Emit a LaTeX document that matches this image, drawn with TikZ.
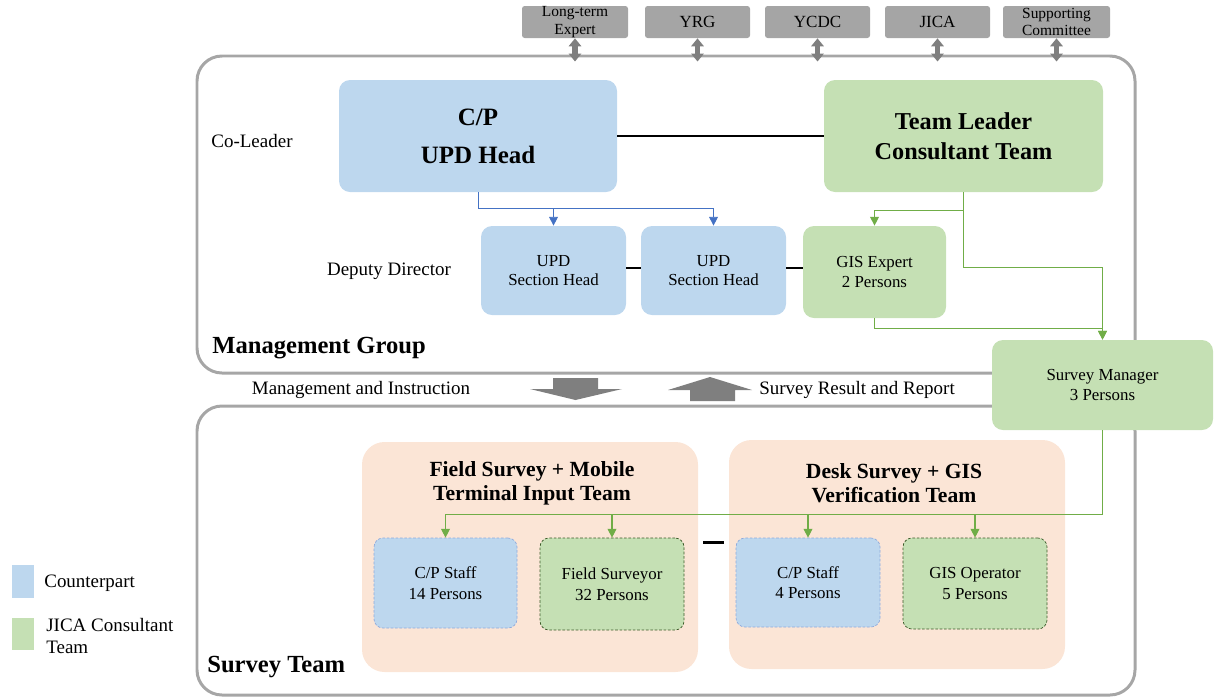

---

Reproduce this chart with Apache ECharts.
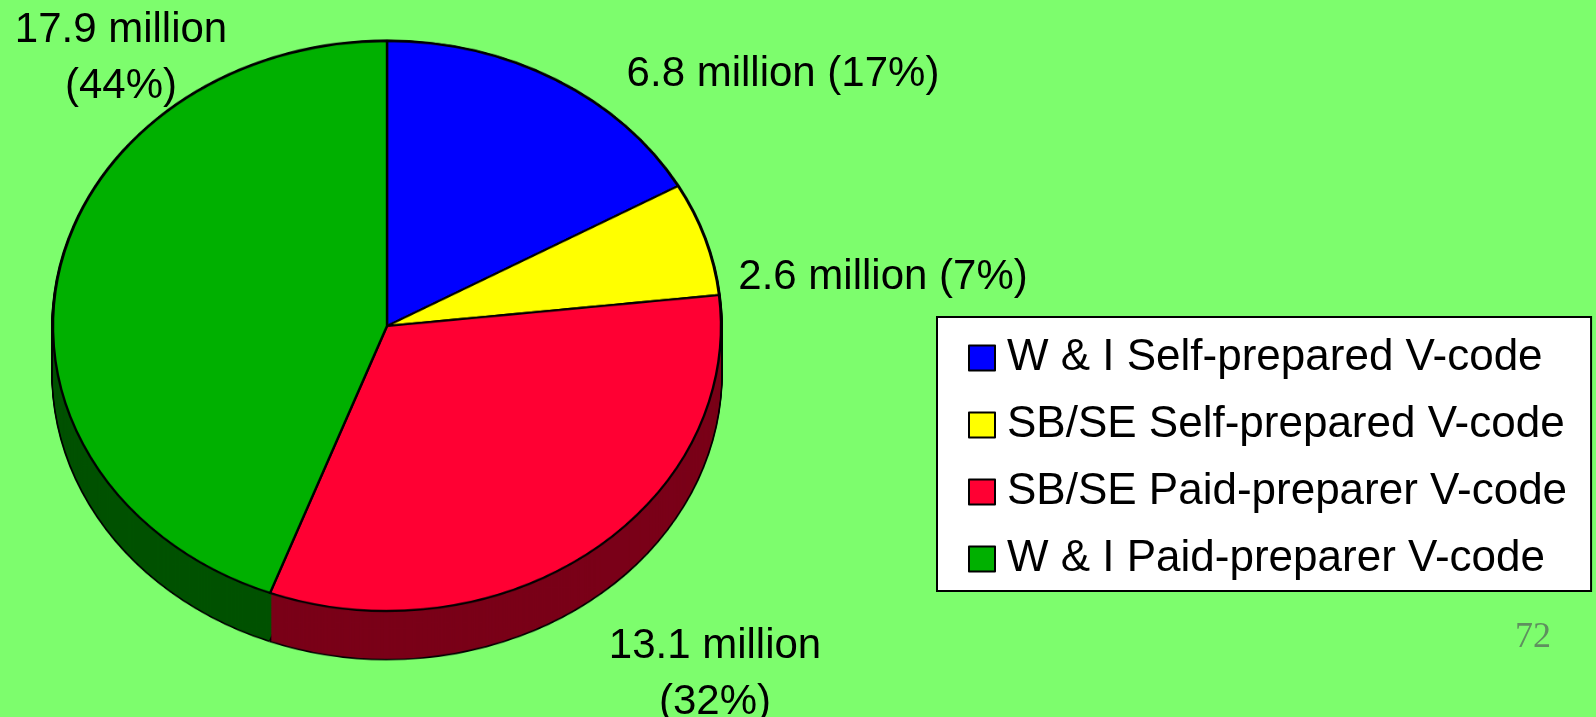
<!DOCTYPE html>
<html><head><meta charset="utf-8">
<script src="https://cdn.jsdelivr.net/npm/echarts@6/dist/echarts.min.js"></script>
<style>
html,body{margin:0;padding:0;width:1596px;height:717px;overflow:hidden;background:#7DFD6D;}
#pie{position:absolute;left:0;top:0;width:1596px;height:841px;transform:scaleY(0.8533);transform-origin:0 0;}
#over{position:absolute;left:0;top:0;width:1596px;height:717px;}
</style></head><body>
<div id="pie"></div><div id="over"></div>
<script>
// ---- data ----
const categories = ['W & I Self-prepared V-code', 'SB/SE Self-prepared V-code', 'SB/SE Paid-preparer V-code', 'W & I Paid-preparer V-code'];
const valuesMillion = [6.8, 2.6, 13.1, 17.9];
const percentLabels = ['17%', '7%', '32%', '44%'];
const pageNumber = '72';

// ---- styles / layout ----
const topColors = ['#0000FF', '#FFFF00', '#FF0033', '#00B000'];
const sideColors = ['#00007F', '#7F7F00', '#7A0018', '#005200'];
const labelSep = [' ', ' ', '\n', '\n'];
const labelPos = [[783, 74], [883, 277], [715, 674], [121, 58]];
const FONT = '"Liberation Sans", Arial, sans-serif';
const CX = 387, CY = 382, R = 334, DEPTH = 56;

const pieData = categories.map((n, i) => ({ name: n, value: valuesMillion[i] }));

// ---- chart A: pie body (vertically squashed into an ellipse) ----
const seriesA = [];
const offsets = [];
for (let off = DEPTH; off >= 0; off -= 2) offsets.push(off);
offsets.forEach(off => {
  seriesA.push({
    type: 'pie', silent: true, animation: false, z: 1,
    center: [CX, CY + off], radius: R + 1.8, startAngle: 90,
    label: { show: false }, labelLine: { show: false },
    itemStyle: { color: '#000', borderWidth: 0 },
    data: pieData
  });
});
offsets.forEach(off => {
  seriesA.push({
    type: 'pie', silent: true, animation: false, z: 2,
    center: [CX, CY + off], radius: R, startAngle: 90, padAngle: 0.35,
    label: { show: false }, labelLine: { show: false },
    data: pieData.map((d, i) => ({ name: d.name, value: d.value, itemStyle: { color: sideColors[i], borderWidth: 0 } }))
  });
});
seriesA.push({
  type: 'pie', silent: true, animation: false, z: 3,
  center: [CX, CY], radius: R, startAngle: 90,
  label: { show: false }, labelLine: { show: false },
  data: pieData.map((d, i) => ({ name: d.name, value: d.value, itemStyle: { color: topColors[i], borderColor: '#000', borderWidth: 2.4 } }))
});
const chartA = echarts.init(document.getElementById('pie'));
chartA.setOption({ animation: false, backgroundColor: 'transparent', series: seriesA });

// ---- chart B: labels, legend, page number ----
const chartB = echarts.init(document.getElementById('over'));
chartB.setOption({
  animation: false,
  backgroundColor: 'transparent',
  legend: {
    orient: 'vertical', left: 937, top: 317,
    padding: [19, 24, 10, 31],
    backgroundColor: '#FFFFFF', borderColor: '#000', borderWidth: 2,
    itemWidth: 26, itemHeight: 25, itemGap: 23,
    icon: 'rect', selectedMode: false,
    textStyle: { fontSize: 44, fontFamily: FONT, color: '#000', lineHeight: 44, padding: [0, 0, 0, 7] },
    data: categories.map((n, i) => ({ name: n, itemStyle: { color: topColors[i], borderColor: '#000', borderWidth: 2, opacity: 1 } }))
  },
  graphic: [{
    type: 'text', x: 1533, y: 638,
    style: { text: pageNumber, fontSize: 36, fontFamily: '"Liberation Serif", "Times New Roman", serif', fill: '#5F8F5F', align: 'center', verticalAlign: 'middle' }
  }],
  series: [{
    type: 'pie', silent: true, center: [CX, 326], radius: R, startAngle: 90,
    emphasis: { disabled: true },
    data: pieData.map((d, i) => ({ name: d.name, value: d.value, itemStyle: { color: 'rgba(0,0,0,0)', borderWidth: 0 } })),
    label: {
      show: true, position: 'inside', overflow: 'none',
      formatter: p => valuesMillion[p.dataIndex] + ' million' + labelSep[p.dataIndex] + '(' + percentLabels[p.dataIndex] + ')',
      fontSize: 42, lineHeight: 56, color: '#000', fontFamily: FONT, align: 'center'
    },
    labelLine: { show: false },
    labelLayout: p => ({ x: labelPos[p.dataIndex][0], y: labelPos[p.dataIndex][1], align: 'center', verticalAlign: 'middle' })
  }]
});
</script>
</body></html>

[WHAT IS NEEDED]:
List all lines where "this" occurs.

[ANSWER FOR THE TASK]:
Emit a LaTeX document that matches this image, drawn with TikZ.
Reproduce this chart with Apache ECharts.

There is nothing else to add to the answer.